→ Given problem
Below are entries; repeat exactly, and nothing else, the lines from the one holding "Write a component" through the one holding "import * as", inclusive. Leave the pictures out.
─── Extracted material ───
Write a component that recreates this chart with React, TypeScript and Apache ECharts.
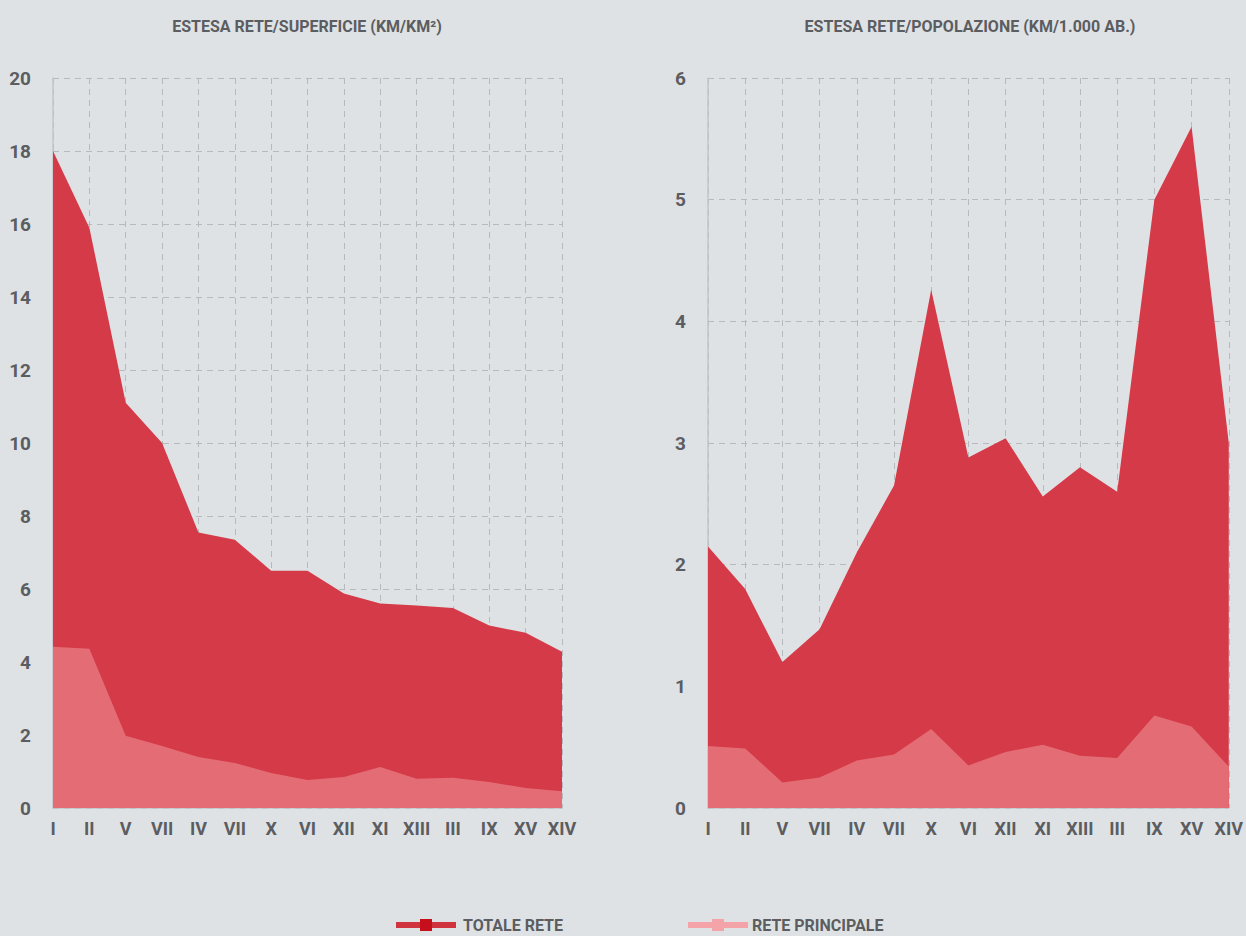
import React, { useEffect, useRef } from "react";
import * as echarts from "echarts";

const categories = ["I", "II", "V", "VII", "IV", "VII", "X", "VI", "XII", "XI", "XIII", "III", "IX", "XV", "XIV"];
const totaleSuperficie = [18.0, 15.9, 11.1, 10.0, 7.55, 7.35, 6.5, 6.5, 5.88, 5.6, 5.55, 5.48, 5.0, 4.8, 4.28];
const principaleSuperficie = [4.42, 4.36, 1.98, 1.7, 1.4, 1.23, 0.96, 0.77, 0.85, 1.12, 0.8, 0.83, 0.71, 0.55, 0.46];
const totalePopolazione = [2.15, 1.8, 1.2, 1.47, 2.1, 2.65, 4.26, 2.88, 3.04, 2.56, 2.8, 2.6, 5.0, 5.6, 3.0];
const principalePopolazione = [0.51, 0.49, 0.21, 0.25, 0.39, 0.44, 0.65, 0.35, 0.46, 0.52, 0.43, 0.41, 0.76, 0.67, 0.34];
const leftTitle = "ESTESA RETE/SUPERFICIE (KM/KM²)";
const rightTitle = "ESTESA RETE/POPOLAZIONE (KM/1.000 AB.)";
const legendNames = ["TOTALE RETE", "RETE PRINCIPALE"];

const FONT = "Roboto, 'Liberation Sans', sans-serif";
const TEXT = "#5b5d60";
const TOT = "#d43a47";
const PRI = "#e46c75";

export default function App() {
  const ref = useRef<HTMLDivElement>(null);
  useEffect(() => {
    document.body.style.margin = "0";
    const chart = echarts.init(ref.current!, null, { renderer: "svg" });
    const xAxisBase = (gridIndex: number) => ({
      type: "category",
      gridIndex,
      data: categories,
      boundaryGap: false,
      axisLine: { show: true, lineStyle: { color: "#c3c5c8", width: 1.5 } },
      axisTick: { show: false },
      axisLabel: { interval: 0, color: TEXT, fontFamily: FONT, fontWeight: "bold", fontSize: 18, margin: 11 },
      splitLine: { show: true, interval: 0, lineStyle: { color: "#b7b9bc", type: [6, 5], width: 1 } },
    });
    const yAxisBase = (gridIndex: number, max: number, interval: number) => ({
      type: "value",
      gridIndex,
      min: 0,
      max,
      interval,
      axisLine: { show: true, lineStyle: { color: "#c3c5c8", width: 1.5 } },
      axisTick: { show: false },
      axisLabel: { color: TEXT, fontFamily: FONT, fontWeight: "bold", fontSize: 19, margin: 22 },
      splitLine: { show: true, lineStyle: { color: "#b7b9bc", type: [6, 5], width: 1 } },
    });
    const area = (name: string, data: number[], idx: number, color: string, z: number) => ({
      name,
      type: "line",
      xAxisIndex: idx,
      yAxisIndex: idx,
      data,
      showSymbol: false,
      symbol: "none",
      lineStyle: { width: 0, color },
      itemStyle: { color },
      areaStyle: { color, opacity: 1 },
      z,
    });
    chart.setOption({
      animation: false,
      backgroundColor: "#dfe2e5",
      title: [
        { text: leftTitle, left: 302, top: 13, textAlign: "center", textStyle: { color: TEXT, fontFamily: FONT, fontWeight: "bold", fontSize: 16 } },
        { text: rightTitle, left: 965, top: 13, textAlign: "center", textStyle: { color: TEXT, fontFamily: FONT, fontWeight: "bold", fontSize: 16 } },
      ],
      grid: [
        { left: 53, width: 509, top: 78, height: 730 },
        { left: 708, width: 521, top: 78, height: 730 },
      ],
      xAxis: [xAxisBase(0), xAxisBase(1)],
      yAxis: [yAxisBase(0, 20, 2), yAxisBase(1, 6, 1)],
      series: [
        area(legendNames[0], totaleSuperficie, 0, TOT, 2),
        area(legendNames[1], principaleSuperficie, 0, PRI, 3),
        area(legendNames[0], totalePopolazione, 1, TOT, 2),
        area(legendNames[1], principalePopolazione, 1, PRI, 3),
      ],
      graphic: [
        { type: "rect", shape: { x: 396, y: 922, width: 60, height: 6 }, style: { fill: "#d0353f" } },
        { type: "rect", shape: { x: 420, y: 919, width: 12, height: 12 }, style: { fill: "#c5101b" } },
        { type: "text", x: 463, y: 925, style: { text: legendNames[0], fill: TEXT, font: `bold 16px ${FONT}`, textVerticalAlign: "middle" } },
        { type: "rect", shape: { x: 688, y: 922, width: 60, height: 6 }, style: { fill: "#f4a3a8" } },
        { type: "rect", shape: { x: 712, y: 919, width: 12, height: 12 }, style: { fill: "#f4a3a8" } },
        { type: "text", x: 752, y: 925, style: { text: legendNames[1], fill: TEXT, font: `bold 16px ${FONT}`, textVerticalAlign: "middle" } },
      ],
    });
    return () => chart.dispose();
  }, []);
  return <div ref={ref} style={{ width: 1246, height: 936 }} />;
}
───
─── Extracted material ───
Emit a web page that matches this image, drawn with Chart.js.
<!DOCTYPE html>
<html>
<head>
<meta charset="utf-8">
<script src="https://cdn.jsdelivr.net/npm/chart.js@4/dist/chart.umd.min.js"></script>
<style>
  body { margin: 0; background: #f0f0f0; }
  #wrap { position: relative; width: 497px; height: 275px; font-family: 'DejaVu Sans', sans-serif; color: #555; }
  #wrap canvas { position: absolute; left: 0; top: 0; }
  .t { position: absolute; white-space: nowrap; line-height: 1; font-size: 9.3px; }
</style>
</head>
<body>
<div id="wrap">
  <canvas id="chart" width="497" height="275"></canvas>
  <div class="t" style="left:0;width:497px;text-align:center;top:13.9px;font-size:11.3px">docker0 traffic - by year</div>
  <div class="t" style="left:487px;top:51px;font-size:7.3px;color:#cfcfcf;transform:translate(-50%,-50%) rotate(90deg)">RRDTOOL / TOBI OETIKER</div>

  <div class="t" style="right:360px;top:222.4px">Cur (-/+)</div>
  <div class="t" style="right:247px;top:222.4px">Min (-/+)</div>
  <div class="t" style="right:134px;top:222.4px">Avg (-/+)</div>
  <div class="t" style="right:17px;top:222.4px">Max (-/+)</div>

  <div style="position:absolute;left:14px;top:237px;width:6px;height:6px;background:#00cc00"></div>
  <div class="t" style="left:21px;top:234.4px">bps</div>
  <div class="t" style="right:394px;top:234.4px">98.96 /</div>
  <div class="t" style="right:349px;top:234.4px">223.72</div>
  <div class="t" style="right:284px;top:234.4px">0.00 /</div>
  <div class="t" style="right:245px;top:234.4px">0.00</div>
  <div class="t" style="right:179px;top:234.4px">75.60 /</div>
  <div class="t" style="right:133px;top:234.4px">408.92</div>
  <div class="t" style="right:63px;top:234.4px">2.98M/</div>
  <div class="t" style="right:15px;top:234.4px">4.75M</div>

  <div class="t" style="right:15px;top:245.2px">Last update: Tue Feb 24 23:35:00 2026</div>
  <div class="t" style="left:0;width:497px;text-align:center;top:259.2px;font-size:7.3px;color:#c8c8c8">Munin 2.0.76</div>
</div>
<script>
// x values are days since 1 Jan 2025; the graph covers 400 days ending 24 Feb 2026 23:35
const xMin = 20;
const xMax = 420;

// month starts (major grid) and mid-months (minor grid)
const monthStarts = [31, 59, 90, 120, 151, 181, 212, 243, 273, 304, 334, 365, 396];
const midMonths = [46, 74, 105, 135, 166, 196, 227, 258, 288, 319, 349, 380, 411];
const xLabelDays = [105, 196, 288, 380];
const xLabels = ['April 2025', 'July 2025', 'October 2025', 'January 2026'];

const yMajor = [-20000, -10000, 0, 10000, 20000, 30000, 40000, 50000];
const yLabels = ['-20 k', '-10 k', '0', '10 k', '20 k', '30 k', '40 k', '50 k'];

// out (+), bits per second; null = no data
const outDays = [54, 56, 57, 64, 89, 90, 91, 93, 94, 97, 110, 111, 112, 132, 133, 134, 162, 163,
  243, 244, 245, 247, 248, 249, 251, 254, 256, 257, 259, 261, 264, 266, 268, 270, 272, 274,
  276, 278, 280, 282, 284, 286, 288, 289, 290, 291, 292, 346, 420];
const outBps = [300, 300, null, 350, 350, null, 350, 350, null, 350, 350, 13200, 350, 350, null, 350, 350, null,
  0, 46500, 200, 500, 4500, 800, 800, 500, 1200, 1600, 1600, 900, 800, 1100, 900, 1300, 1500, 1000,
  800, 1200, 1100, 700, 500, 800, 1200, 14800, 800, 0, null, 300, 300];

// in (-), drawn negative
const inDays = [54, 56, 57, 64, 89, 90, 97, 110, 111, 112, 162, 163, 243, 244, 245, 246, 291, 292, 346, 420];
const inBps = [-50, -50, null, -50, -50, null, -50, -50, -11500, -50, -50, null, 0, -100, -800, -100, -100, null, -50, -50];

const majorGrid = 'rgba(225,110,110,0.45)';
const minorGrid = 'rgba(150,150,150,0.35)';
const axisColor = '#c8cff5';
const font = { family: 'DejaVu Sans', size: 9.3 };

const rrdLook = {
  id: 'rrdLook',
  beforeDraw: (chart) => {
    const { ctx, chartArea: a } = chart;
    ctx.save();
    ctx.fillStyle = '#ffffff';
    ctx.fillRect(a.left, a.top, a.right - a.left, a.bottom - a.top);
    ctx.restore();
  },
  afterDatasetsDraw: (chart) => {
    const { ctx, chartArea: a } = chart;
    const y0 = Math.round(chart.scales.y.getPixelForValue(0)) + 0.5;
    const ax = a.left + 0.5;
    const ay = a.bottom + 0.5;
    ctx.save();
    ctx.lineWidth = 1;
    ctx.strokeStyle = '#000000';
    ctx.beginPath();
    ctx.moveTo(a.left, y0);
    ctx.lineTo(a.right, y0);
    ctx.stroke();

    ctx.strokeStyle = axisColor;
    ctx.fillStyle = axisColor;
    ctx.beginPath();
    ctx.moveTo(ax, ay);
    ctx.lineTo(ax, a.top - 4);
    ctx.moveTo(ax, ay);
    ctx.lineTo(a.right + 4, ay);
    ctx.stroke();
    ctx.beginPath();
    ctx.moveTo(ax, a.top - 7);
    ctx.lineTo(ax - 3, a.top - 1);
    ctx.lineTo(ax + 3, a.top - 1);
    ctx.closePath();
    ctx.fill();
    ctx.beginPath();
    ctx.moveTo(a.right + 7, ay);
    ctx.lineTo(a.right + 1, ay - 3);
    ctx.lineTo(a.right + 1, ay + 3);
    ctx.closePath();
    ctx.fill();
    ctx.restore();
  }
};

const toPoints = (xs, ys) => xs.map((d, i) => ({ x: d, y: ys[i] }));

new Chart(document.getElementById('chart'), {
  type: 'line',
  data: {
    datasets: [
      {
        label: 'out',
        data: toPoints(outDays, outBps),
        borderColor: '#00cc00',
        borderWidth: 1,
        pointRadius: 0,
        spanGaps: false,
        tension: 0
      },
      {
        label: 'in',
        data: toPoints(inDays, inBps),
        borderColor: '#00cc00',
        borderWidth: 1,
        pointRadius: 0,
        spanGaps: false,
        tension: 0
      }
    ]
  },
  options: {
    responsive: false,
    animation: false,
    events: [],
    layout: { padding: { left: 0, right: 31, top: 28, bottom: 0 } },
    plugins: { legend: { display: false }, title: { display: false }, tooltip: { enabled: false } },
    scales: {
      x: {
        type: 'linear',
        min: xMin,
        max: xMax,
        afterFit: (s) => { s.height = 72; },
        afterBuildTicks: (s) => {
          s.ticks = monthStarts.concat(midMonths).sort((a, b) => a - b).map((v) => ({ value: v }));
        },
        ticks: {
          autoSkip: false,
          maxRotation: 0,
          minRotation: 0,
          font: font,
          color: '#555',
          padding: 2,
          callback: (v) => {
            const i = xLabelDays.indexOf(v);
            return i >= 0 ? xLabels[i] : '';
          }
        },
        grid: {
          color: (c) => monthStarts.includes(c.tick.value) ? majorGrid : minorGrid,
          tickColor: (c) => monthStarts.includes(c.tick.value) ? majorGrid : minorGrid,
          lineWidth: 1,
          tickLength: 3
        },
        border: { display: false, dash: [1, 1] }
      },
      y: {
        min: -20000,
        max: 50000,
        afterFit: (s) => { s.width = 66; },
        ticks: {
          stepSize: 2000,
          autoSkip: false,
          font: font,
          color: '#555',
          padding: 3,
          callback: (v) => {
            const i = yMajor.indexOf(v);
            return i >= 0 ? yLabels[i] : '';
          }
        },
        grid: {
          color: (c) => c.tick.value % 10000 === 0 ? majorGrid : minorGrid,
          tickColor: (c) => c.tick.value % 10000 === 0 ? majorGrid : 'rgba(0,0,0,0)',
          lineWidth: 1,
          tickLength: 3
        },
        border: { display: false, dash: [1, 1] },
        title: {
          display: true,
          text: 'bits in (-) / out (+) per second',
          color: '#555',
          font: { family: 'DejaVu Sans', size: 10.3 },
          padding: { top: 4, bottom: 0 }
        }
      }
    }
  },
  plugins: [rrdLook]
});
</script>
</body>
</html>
───
─── Extracted material ───
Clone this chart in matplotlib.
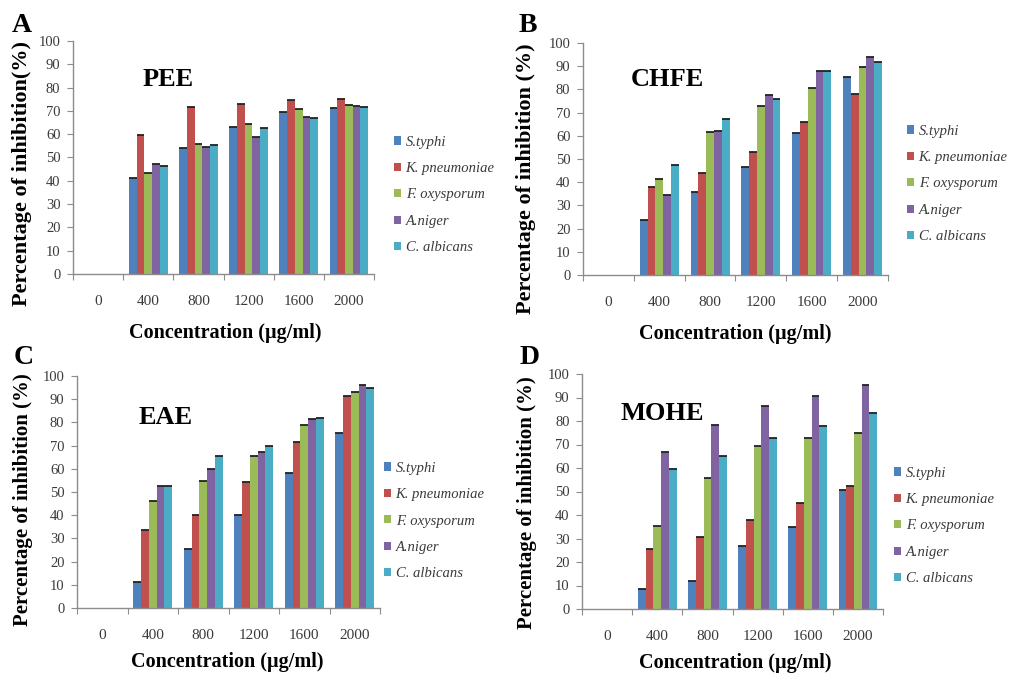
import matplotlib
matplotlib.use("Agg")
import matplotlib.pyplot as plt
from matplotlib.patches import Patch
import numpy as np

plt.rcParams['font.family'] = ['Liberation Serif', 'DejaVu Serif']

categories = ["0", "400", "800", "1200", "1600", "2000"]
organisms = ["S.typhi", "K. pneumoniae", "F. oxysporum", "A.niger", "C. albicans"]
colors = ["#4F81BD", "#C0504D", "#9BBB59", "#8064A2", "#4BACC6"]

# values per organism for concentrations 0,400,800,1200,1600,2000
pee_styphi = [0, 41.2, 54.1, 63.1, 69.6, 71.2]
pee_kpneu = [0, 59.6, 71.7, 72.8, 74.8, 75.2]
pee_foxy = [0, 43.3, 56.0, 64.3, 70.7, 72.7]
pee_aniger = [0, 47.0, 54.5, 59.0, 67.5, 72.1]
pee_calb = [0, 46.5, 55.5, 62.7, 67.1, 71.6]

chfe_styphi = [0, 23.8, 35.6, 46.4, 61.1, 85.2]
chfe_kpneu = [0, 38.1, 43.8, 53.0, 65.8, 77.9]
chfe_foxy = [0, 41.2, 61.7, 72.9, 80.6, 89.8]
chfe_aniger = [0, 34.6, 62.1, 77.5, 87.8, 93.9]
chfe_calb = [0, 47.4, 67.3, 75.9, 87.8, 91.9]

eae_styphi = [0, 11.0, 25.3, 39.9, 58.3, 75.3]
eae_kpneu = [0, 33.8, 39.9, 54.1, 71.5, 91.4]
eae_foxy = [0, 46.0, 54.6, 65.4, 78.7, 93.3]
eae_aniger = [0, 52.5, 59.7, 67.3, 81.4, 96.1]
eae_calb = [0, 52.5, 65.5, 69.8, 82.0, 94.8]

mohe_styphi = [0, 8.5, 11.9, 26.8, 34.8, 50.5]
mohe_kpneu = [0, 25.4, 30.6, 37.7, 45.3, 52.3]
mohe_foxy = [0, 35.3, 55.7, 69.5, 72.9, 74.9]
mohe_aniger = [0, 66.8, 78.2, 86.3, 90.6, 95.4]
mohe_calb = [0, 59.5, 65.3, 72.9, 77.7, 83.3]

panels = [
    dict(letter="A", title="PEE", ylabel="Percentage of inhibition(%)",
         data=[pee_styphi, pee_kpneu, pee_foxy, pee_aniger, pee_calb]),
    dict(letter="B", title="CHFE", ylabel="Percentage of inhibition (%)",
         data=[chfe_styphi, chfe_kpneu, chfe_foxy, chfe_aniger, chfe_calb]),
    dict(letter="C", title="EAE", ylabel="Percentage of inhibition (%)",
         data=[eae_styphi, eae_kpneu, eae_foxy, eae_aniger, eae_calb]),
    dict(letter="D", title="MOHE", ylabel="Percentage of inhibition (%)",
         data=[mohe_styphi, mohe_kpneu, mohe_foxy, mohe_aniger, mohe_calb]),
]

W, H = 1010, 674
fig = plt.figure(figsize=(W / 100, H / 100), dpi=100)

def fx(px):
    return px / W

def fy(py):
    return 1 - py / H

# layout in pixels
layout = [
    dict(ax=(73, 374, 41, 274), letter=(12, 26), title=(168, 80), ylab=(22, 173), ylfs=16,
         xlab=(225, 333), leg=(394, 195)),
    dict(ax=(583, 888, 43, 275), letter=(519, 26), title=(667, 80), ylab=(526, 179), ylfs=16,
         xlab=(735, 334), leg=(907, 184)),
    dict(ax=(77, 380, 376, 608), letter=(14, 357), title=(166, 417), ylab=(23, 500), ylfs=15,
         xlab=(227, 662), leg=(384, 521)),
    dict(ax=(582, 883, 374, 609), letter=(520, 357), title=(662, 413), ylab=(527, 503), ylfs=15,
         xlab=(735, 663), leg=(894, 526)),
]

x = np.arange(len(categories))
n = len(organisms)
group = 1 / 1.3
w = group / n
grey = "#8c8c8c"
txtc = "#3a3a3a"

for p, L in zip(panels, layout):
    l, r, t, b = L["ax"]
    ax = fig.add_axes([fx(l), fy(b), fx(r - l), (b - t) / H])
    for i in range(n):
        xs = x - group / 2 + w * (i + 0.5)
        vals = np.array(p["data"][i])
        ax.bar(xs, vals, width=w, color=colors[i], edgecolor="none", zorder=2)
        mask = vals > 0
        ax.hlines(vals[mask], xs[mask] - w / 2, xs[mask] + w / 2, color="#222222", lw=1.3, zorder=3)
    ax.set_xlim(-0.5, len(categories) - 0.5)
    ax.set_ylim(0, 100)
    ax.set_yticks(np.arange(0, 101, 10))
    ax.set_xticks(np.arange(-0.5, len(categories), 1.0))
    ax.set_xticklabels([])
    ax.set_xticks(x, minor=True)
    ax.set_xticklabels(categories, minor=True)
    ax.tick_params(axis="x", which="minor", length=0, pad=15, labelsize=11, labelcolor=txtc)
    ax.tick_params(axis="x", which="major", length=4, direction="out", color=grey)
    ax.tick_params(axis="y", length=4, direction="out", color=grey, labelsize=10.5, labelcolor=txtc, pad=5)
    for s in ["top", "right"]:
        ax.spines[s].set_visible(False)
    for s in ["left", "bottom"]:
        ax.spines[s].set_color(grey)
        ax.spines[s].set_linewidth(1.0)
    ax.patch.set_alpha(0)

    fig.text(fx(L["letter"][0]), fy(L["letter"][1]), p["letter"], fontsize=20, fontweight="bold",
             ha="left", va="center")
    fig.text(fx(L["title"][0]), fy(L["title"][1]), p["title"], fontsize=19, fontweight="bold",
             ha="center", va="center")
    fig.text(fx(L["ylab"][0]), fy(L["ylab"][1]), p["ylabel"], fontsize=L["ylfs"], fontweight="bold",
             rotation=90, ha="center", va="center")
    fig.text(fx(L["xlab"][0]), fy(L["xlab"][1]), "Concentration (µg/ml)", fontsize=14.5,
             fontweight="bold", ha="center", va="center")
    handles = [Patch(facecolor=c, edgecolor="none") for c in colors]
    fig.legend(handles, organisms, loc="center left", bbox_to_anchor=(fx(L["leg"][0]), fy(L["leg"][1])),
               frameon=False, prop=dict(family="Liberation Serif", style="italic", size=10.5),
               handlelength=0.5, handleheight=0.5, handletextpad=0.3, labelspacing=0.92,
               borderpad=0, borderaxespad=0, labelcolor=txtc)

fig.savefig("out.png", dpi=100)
───
→ Output for this exercise
Write a component that recreates this chart with React, TypeScript and Apache ECharts.
import React, { useEffect, useRef } from "react";
import * as echarts from "echarts";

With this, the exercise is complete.